Given data =
---+---
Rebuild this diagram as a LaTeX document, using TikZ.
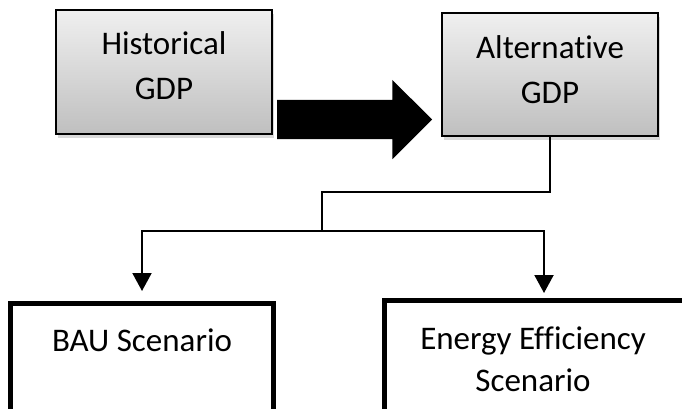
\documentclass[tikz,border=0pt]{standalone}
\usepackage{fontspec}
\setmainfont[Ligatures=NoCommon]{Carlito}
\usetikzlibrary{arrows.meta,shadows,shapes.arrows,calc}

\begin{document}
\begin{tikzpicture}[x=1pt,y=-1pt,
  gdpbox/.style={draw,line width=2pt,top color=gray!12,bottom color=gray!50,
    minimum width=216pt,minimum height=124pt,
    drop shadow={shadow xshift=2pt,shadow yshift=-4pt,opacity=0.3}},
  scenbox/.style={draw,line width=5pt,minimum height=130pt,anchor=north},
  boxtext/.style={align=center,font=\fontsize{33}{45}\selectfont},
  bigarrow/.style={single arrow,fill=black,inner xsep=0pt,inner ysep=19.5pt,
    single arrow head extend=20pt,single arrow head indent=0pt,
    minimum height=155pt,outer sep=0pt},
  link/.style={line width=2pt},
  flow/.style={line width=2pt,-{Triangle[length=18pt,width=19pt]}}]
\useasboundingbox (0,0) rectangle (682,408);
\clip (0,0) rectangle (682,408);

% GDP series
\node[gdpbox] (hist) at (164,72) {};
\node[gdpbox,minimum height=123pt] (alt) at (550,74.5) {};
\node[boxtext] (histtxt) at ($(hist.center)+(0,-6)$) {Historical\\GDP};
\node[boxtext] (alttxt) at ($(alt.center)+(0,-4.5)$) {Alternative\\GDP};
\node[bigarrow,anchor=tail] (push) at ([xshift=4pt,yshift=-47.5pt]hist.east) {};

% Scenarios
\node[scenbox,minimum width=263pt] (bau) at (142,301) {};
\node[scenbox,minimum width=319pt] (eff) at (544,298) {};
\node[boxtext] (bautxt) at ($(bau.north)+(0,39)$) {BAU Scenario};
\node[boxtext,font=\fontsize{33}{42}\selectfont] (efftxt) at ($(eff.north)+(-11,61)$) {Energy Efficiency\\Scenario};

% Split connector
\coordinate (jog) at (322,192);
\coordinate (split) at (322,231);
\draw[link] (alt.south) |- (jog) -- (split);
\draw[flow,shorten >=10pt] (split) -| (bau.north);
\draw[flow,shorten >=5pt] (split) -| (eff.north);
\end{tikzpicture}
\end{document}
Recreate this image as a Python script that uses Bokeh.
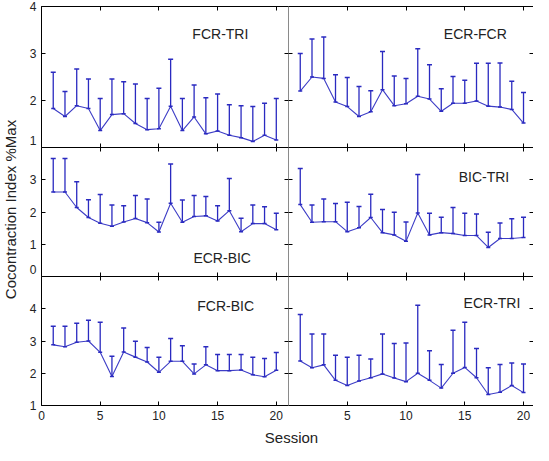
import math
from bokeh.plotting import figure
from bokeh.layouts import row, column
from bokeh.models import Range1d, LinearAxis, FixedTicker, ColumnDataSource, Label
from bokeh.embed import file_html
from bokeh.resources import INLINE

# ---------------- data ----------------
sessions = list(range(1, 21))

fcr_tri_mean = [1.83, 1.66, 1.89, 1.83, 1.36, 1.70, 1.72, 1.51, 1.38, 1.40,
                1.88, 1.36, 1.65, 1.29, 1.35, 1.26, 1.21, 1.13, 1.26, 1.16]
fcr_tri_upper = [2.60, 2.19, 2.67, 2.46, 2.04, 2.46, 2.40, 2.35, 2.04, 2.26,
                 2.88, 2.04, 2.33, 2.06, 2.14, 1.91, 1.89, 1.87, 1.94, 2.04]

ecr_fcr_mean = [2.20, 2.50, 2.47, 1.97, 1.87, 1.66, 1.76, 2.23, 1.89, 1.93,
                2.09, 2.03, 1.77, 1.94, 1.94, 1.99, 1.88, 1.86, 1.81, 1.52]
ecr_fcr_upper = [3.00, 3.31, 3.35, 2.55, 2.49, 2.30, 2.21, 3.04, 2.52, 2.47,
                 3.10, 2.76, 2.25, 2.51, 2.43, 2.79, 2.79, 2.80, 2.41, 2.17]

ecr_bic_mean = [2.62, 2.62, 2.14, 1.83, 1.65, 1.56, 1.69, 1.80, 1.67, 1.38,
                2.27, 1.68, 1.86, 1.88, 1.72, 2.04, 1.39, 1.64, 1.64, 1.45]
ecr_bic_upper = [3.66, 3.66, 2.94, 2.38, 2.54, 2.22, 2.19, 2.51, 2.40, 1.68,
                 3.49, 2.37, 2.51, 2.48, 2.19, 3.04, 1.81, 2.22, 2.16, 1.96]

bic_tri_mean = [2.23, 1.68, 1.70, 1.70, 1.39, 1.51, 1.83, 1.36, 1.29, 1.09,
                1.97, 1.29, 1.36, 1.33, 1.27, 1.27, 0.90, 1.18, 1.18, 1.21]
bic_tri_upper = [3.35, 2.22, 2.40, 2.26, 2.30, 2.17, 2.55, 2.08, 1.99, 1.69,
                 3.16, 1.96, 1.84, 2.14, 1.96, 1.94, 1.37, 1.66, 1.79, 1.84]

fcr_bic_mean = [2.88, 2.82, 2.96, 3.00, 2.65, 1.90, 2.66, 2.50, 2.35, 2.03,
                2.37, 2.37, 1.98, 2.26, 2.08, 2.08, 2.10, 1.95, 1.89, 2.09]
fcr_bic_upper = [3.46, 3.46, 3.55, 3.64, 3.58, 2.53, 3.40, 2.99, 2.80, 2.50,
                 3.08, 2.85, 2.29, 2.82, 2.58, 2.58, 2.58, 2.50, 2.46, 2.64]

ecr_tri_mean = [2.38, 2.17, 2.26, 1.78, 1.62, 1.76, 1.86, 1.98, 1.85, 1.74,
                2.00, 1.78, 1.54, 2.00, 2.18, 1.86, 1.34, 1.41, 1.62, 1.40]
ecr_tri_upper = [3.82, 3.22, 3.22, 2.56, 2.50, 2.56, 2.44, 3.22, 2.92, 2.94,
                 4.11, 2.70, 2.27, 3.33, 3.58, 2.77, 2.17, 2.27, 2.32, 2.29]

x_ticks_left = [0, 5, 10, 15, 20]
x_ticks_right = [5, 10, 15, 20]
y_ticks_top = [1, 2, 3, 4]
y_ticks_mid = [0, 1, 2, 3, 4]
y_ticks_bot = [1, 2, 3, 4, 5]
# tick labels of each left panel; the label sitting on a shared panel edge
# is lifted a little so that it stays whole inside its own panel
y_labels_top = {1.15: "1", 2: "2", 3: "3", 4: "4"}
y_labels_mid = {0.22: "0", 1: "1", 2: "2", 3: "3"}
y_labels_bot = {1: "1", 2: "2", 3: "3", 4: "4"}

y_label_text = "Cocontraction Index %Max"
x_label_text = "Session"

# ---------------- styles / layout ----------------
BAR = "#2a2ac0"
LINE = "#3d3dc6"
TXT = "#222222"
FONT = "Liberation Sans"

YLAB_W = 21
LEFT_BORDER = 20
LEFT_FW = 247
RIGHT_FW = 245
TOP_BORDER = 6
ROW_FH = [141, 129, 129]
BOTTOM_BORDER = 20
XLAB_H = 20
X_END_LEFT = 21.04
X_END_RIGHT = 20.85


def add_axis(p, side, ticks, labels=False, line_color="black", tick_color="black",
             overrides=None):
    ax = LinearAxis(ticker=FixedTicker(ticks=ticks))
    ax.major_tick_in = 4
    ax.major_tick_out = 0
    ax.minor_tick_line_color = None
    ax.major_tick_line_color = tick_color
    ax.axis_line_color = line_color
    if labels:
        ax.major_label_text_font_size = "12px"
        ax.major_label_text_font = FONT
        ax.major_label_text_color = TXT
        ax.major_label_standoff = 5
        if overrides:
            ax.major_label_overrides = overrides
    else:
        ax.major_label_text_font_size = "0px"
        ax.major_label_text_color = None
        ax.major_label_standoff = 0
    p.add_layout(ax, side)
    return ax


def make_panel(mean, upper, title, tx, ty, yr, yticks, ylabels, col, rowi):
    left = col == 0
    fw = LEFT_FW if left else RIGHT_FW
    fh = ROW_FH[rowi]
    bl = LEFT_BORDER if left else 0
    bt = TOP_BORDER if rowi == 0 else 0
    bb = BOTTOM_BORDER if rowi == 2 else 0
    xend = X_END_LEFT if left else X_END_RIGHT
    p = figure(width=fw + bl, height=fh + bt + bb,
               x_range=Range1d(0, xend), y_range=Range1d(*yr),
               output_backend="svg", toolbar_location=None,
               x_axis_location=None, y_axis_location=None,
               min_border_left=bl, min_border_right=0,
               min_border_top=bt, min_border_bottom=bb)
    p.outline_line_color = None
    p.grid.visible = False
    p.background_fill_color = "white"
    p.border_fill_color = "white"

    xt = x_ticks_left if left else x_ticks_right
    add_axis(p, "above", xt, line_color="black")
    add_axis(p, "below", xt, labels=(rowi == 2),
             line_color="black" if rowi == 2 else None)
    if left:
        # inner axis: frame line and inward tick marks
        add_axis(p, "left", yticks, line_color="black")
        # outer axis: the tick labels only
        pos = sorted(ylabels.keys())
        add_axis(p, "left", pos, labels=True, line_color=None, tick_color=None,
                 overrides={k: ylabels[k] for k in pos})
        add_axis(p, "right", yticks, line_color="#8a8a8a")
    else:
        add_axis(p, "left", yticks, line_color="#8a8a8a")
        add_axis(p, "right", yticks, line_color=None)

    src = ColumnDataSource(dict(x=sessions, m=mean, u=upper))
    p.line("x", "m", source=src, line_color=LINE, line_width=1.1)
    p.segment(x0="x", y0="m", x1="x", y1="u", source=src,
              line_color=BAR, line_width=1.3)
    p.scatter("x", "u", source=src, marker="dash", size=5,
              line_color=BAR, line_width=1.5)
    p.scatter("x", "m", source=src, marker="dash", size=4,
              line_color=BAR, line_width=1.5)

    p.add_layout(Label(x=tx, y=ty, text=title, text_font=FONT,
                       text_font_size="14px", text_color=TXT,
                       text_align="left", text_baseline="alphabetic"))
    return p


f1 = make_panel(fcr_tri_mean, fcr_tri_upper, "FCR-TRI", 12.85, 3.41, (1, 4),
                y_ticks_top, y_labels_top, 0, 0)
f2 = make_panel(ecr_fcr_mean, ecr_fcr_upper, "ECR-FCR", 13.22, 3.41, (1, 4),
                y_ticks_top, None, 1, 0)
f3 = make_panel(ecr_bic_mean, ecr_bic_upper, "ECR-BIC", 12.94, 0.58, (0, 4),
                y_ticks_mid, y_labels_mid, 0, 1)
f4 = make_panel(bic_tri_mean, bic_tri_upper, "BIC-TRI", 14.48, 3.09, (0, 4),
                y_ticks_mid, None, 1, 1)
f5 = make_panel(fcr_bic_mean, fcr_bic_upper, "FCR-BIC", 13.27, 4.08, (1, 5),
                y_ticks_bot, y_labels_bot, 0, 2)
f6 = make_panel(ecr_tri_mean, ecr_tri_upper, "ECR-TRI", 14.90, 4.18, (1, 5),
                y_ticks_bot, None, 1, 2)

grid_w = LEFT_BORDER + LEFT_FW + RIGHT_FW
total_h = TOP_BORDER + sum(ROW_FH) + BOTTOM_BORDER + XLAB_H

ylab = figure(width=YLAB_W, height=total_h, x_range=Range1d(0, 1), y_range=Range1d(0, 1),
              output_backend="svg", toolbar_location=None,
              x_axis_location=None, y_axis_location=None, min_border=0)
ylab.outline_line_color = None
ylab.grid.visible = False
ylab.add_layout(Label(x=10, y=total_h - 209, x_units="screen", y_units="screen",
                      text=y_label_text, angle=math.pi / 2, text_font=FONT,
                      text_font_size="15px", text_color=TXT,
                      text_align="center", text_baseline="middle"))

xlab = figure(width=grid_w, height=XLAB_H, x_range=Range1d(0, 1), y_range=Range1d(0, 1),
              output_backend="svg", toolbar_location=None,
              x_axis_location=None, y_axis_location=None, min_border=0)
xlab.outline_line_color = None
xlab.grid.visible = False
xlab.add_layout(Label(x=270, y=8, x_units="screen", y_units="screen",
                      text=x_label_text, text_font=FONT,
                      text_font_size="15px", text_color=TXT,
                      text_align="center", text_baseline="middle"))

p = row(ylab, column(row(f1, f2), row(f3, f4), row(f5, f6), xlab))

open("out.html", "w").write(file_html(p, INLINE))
---+---
Problem requirements = Only lines with the word "this" are wanted, so copy each one from the records.

Solution to the exercise =
Rebuild this diagram as a LaTeX document, using TikZ.
Recreate this image as a Python script that uses Bokeh.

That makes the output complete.